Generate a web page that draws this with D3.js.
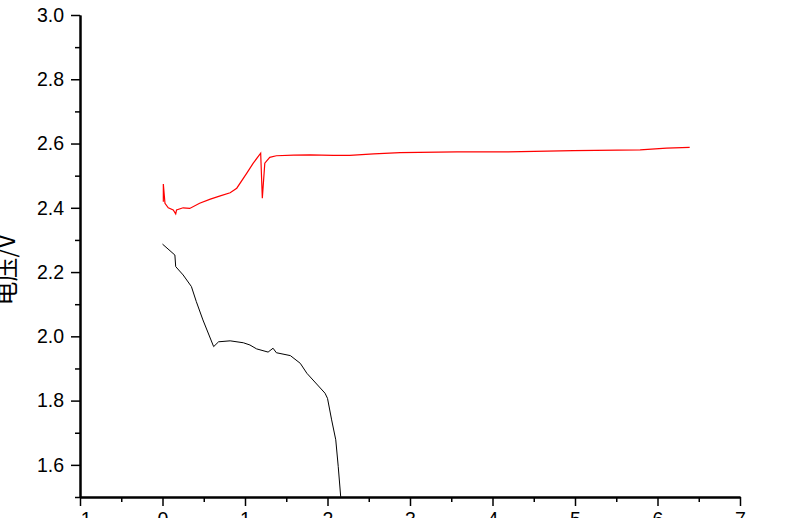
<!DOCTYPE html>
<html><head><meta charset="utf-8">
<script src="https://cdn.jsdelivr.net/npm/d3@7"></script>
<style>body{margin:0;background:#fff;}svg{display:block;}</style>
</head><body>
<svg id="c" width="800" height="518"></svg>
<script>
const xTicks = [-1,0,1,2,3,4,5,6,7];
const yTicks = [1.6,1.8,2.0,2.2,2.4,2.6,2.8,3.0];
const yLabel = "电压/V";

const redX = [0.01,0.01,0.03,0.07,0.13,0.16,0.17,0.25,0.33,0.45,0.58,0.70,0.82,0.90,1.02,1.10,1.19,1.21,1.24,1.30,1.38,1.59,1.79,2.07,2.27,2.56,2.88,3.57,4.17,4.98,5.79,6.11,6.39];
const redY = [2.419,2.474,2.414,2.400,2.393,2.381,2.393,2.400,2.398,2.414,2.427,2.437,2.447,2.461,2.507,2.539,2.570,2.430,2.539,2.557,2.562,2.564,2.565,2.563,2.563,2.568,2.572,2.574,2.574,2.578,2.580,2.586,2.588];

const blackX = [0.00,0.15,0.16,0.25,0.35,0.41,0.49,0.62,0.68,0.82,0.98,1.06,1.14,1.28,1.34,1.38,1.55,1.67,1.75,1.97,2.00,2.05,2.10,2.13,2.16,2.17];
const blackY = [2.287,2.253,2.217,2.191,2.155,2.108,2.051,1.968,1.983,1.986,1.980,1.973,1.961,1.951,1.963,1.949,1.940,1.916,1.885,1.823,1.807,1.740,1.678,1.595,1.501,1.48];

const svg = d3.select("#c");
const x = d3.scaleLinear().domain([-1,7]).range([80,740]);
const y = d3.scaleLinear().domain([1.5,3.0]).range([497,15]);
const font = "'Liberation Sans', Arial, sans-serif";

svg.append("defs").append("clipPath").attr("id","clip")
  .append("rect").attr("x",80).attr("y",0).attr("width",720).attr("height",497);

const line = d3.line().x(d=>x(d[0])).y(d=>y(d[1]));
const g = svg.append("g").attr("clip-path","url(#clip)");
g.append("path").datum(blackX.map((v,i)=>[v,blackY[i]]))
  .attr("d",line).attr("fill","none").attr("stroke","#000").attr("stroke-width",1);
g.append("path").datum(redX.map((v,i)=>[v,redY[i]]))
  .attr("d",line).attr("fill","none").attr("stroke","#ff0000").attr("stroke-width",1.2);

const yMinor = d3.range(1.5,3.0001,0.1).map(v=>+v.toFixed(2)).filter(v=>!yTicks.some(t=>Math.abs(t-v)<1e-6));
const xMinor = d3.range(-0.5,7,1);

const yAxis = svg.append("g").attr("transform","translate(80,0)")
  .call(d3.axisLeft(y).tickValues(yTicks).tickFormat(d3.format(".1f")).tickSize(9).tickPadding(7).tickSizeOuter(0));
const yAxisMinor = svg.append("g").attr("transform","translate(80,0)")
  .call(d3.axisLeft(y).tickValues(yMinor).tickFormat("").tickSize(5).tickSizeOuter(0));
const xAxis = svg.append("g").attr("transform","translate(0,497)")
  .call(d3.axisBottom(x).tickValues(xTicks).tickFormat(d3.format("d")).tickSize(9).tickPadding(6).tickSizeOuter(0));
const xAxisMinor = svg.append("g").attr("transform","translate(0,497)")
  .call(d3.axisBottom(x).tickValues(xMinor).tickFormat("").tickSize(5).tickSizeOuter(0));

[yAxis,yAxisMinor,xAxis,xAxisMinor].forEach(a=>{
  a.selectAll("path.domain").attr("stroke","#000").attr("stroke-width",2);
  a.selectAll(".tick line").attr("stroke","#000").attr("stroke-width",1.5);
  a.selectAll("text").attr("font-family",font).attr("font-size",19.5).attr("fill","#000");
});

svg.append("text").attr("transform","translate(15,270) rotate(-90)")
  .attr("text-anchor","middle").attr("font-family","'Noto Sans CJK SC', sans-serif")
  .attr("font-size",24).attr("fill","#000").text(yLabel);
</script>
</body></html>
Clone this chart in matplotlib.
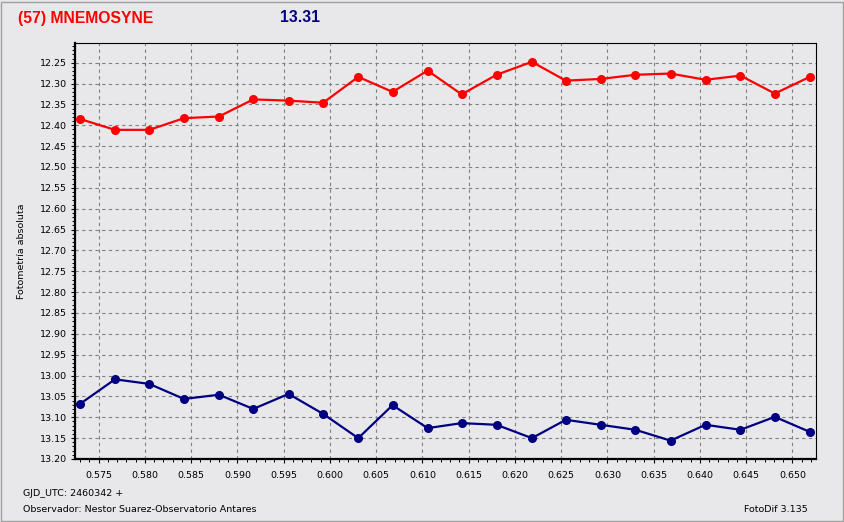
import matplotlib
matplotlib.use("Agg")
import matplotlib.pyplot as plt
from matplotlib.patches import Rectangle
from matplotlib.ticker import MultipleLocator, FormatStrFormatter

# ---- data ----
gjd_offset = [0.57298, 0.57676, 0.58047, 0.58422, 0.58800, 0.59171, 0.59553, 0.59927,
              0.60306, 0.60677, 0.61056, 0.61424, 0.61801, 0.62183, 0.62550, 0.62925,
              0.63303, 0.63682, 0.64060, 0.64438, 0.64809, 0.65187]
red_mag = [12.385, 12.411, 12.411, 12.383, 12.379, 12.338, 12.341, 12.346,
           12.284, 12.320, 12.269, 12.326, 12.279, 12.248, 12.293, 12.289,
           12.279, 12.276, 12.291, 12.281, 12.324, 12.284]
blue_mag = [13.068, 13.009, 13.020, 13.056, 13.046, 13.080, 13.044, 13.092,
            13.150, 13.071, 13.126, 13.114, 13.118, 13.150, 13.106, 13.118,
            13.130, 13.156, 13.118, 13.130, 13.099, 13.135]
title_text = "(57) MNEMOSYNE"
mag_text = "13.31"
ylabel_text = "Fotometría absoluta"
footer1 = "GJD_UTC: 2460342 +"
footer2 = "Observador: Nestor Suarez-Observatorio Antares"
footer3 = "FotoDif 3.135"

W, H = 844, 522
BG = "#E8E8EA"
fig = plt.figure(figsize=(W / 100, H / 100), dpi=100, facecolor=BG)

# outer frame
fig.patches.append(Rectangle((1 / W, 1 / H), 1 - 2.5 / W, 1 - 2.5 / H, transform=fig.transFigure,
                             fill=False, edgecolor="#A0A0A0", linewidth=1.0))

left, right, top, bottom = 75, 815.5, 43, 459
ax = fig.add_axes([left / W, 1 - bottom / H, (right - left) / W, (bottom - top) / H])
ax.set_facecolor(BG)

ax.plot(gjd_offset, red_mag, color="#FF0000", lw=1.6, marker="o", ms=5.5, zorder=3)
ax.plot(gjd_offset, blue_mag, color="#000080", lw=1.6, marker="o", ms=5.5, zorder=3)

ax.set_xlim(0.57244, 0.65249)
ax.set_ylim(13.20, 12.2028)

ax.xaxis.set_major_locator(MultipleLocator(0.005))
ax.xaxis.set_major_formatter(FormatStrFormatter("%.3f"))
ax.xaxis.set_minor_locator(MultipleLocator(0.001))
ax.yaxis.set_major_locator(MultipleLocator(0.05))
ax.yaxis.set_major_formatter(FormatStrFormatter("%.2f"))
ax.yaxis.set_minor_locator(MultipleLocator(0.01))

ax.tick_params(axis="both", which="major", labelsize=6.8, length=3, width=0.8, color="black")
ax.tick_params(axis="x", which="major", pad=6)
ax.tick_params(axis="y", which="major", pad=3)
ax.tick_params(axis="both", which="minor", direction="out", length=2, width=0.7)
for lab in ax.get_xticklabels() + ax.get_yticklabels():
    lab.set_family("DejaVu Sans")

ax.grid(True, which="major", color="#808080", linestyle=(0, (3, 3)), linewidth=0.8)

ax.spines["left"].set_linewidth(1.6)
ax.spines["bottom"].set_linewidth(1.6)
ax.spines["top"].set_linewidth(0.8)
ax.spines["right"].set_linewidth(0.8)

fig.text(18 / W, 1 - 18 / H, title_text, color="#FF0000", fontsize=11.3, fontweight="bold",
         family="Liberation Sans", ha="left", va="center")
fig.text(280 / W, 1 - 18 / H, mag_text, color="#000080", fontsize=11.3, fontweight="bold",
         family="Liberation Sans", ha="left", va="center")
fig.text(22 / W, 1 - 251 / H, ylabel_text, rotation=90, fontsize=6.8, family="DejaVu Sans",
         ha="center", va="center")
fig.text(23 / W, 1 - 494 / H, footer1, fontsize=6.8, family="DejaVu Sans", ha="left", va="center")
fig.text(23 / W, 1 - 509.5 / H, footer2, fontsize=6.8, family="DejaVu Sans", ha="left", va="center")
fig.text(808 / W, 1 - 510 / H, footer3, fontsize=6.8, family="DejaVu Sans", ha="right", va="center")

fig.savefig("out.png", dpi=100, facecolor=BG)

______

What needs to be done: Reproduce only the lines running from the one that has "Clone this chart in matplotlib." through the one that has "from matplotlib.ticker import", ends included. Any pictures in that stretch should not be copied.

The output:
Clone this chart in matplotlib.
import matplotlib
matplotlib.use("Agg")
import matplotlib.pyplot as plt
from matplotlib.patches import Rectangle
from matplotlib.ticker import MultipleLocator, FormatStrFormatter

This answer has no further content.